_Items from a data source_:
────────────────────────────────────────
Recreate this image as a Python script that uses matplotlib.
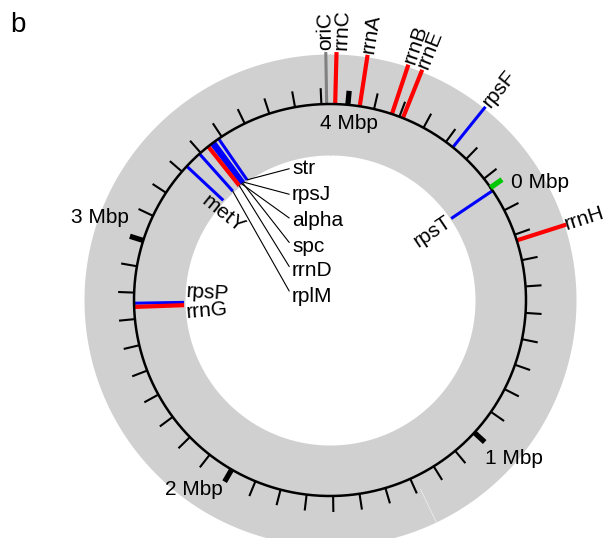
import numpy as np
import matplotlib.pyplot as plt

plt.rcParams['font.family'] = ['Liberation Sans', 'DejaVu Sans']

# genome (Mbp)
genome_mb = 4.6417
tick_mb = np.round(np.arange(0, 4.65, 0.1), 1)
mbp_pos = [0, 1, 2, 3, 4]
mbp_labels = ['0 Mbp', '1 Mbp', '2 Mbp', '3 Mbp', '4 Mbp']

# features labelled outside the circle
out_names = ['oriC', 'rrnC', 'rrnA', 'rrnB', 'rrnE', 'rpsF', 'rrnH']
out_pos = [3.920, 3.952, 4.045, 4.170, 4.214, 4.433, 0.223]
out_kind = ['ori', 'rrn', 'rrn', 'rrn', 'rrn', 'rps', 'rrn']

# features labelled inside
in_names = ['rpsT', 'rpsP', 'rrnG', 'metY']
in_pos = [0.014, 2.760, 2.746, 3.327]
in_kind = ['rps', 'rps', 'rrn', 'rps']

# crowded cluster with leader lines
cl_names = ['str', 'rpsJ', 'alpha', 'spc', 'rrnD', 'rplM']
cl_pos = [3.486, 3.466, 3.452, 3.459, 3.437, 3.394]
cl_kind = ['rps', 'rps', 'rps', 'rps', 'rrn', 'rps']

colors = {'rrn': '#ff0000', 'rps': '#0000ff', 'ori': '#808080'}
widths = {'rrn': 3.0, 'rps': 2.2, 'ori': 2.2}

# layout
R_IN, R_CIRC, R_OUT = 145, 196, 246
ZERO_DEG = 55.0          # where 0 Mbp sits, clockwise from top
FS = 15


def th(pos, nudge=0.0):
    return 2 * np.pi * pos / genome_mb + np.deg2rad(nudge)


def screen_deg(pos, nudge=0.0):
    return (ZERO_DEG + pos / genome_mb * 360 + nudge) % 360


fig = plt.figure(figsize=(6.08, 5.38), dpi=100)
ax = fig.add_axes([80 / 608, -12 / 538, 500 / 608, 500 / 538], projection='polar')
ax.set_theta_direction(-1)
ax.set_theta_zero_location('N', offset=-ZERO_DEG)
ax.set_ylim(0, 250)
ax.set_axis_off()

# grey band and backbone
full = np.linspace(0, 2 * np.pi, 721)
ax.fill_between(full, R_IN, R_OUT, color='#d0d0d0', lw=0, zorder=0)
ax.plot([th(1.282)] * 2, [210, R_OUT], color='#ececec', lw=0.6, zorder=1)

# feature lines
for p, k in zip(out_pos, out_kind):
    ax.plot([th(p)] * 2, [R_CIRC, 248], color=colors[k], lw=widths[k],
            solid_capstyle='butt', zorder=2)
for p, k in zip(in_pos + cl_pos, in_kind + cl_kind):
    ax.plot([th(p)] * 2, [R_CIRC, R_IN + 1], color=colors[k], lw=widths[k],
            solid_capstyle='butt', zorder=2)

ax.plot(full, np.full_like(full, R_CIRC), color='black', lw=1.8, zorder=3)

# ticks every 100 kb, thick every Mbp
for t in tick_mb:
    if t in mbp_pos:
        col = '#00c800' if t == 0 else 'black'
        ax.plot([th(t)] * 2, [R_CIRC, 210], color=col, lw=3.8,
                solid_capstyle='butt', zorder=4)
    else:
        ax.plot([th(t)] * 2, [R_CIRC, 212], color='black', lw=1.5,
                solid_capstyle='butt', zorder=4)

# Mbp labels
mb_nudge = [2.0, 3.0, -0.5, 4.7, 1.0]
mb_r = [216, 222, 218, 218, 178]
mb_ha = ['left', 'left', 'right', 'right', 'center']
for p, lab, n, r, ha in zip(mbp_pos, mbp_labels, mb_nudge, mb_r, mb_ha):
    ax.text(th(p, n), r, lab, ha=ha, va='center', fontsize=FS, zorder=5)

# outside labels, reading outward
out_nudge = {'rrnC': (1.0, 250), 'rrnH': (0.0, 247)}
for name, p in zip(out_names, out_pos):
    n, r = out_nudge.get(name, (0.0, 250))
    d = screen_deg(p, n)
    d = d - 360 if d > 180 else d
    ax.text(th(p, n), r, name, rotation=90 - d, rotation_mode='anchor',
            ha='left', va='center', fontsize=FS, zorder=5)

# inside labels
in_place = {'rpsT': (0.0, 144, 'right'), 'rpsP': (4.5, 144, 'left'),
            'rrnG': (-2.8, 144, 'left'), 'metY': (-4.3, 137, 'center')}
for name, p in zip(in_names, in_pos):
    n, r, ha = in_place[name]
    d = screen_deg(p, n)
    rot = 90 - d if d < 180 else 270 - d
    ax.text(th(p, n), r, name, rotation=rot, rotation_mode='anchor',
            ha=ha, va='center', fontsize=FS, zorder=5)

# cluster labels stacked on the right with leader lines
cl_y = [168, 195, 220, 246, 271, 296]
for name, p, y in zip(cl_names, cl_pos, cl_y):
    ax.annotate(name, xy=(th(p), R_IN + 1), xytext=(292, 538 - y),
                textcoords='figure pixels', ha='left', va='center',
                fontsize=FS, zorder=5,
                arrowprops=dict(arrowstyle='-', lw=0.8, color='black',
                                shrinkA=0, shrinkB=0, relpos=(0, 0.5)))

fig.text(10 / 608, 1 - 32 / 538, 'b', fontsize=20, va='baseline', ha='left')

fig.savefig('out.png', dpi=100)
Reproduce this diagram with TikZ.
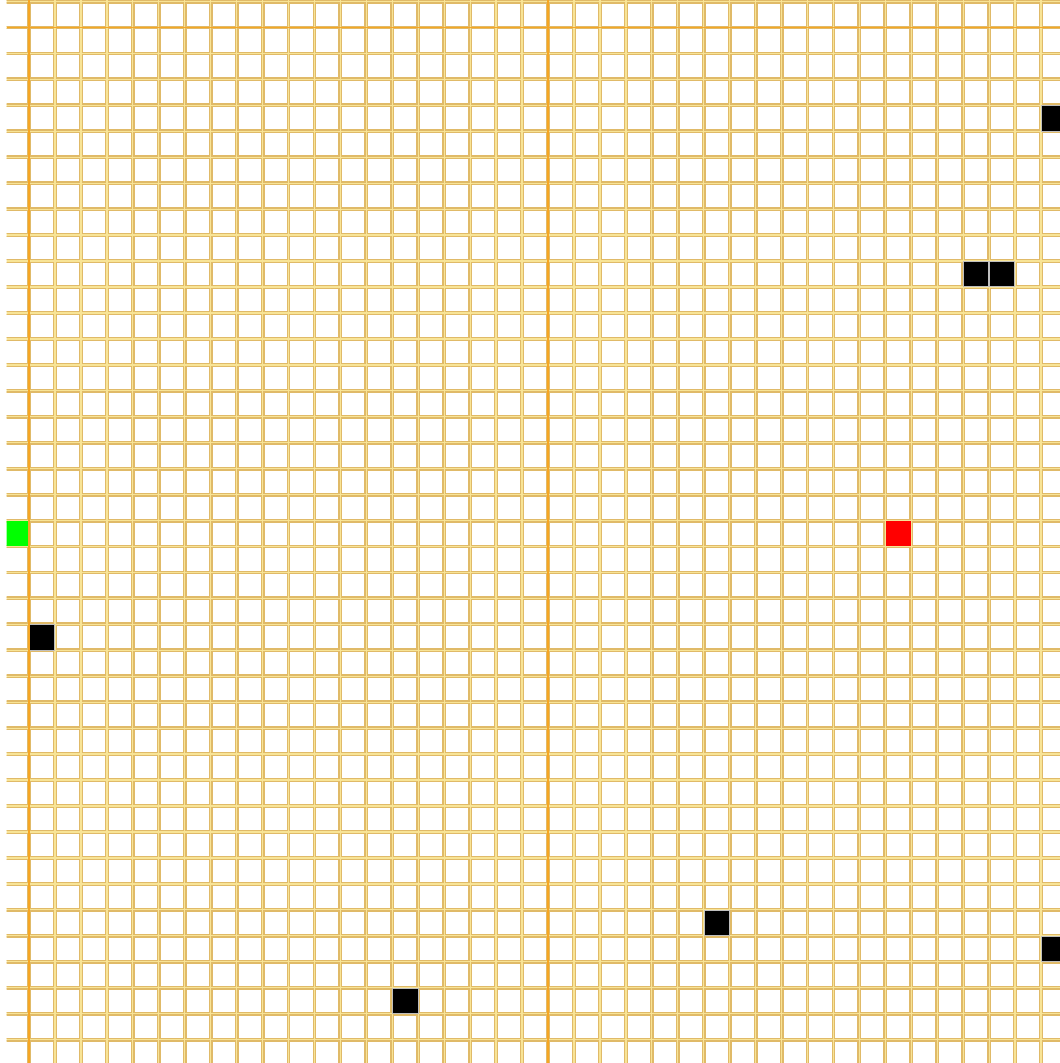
────────────────────────────────────────
_YOUR INSTRUCTIONS_: Look at the listing and set down only the lines from its start through the line with "mbp_labels = ['0", word for word and without pictures.

_EXERCISE RESPONSE_:
Recreate this image as a Python script that uses matplotlib.
import numpy as np
import matplotlib.pyplot as plt

plt.rcParams['font.family'] = ['Liberation Sans', 'DejaVu Sans']

# genome (Mbp)
genome_mb = 4.6417
tick_mb = np.round(np.arange(0, 4.65, 0.1), 1)
mbp_pos = [0, 1, 2, 3, 4]
mbp_labels = ['0 Mbp', '1 Mbp', '2 Mbp', '3 Mbp', '4 Mbp']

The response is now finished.